Collected data
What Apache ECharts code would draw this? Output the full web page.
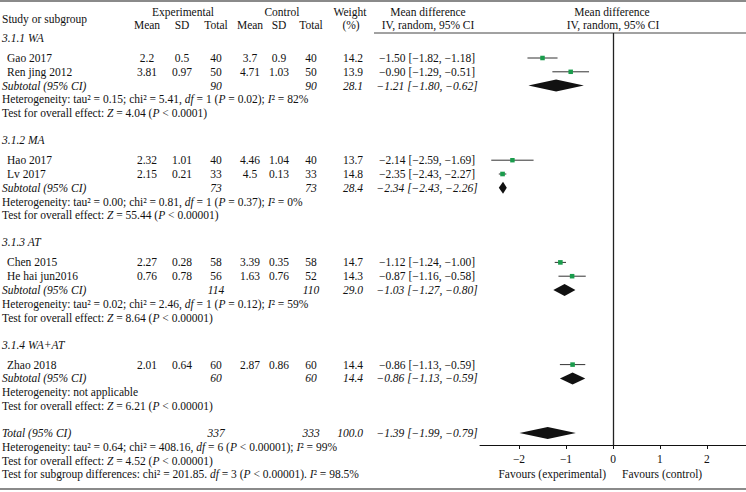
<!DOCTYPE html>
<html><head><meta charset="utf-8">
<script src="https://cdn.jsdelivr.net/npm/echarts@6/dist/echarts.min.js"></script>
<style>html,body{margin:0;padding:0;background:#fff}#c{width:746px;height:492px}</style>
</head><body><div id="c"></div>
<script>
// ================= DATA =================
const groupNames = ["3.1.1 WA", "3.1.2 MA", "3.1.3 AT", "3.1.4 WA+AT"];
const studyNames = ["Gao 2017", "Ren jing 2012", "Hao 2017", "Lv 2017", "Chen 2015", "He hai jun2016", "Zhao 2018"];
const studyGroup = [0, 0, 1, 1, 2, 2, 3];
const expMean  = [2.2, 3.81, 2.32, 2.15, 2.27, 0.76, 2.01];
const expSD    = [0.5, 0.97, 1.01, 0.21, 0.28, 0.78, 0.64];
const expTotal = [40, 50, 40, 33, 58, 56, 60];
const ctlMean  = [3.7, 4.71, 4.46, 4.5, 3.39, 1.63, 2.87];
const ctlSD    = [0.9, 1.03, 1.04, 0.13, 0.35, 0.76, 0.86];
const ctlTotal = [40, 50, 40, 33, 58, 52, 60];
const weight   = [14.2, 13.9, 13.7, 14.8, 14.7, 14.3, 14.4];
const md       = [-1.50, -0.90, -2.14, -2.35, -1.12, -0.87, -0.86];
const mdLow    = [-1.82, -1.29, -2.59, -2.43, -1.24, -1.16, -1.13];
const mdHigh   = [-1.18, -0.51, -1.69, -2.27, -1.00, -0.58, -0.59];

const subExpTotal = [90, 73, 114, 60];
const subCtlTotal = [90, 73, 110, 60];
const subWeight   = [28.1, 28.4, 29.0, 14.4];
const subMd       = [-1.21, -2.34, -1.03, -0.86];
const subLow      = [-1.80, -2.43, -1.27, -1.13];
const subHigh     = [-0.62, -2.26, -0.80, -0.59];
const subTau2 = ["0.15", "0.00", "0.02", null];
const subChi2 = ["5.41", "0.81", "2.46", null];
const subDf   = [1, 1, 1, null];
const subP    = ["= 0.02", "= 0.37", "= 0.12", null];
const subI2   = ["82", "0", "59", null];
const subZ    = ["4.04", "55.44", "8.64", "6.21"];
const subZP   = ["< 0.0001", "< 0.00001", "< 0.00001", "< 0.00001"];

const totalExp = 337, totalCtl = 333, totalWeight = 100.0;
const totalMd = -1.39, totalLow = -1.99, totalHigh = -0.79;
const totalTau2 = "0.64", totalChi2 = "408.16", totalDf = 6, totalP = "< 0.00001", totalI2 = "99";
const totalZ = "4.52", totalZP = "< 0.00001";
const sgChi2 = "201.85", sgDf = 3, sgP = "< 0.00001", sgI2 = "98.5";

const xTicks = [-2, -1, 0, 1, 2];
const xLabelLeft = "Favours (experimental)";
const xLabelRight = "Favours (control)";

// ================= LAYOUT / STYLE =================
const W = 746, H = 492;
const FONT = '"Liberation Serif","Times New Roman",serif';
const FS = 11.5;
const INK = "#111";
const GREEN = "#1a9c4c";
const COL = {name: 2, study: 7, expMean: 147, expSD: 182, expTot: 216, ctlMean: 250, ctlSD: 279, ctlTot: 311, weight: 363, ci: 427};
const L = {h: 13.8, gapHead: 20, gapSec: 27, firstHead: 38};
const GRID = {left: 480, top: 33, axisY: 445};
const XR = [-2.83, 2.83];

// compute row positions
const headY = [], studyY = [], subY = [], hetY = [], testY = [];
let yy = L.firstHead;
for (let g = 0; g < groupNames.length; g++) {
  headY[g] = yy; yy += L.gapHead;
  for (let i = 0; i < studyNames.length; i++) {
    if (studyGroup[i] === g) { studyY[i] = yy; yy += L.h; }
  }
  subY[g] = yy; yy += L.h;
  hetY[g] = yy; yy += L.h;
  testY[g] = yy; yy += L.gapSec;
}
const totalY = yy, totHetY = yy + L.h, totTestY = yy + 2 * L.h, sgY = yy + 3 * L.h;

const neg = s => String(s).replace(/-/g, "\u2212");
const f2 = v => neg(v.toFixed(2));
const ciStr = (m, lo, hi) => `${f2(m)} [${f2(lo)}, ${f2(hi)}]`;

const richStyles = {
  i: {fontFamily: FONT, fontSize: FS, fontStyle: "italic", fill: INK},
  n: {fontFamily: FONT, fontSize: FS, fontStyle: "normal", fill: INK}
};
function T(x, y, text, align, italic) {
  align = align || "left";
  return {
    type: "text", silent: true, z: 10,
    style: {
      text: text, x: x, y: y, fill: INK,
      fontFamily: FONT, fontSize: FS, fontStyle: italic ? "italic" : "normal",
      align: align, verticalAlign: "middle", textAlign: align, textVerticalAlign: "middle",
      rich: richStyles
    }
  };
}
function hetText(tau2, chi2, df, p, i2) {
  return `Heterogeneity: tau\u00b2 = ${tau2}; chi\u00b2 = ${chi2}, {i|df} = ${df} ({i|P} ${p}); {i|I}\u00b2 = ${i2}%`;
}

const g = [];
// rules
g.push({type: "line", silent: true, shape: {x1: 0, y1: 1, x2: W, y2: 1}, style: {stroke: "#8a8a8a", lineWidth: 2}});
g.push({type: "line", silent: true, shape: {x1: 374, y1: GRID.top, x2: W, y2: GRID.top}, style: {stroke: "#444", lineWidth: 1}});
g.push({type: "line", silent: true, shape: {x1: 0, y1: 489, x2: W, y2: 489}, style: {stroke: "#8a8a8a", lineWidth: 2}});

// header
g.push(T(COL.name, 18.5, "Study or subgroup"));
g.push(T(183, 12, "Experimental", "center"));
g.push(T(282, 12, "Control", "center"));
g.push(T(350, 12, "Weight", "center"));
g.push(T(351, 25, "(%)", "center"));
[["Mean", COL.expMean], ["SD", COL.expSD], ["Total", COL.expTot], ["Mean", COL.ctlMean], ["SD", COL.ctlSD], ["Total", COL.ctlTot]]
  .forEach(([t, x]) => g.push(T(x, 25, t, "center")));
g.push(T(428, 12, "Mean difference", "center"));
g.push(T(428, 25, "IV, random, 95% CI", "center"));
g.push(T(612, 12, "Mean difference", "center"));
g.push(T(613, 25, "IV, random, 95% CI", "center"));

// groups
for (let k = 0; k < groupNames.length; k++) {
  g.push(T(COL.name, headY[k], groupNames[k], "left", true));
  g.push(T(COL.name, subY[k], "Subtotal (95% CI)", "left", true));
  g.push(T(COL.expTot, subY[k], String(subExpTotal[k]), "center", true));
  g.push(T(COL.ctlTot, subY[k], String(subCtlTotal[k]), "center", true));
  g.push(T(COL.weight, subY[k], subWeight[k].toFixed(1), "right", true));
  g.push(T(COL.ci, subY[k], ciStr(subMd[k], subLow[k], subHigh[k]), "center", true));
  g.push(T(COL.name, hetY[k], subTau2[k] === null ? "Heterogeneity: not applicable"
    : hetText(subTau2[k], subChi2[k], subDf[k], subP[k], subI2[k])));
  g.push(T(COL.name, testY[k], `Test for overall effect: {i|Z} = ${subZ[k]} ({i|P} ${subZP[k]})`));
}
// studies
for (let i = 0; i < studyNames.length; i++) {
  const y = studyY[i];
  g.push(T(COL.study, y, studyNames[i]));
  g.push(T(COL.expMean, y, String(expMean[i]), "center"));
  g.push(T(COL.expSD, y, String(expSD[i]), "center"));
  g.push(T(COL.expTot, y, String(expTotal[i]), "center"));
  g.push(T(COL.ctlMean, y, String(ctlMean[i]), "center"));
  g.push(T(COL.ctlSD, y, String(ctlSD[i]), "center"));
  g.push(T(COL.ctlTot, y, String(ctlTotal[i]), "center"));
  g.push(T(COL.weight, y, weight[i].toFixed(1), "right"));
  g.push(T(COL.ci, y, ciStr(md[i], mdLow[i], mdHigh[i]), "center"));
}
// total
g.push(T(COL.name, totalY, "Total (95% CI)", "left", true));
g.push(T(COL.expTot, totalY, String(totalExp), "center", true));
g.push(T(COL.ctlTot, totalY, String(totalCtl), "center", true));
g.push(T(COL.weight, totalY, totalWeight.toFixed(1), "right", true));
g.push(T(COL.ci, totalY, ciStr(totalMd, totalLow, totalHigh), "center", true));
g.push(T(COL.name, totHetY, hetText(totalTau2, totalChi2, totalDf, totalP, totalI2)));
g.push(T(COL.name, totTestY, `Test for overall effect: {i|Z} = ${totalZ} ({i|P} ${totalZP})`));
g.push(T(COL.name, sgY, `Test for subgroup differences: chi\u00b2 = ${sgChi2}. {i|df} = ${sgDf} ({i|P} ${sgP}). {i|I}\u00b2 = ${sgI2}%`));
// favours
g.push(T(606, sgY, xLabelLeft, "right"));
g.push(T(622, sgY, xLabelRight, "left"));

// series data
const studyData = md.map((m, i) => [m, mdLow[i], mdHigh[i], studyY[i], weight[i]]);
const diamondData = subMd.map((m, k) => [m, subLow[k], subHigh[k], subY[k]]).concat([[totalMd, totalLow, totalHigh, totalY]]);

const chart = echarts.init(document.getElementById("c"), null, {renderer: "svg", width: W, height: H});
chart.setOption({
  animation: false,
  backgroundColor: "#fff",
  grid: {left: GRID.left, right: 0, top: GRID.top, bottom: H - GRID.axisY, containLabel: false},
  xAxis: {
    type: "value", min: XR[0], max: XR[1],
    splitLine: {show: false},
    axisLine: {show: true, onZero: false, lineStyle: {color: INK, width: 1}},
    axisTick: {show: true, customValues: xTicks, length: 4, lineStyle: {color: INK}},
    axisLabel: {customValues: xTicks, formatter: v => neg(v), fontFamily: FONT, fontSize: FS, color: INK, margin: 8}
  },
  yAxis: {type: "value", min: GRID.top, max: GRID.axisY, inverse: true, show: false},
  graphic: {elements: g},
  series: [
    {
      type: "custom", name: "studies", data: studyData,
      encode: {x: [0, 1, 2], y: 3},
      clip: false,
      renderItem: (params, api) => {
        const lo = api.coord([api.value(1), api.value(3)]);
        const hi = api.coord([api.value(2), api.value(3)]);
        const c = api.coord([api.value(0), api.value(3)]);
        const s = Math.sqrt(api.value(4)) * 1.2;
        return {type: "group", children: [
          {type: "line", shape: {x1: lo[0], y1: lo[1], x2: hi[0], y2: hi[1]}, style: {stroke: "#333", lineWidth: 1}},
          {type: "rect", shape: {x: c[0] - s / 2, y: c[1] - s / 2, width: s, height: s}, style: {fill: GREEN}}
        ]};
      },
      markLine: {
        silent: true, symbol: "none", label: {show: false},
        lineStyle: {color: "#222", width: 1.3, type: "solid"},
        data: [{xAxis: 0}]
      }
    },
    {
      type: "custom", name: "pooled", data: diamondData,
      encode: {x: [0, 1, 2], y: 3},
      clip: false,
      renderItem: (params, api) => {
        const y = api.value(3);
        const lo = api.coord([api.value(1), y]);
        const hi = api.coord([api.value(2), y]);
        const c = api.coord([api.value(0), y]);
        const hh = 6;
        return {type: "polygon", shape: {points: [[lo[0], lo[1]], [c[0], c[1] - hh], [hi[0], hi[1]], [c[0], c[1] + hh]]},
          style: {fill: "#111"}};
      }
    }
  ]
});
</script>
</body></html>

Exercise
Write down every line from the opening of the listing to the line with "-1.00, -0.58, -0.59];", both included, and nothing else; the pictures are omitted.

The reply
What Apache ECharts code would draw this? Output the full web page.
<!DOCTYPE html>
<html><head><meta charset="utf-8">
<script src="https://cdn.jsdelivr.net/npm/echarts@6/dist/echarts.min.js"></script>
<style>html,body{margin:0;padding:0;background:#fff}#c{width:746px;height:492px}</style>
</head><body><div id="c"></div>
<script>
// ================= DATA =================
const groupNames = ["3.1.1 WA", "3.1.2 MA", "3.1.3 AT", "3.1.4 WA+AT"];
const studyNames = ["Gao 2017", "Ren jing 2012", "Hao 2017", "Lv 2017", "Chen 2015", "He hai jun2016", "Zhao 2018"];
const studyGroup = [0, 0, 1, 1, 2, 2, 3];
const expMean  = [2.2, 3.81, 2.32, 2.15, 2.27, 0.76, 2.01];
const expSD    = [0.5, 0.97, 1.01, 0.21, 0.28, 0.78, 0.64];
const expTotal = [40, 50, 40, 33, 58, 56, 60];
const ctlMean  = [3.7, 4.71, 4.46, 4.5, 3.39, 1.63, 2.87];
const ctlSD    = [0.9, 1.03, 1.04, 0.13, 0.35, 0.76, 0.86];
const ctlTotal = [40, 50, 40, 33, 58, 52, 60];
const weight   = [14.2, 13.9, 13.7, 14.8, 14.7, 14.3, 14.4];
const md       = [-1.50, -0.90, -2.14, -2.35, -1.12, -0.87, -0.86];
const mdLow    = [-1.82, -1.29, -2.59, -2.43, -1.24, -1.16, -1.13];
const mdHigh   = [-1.18, -0.51, -1.69, -2.27, -1.00, -0.58, -0.59];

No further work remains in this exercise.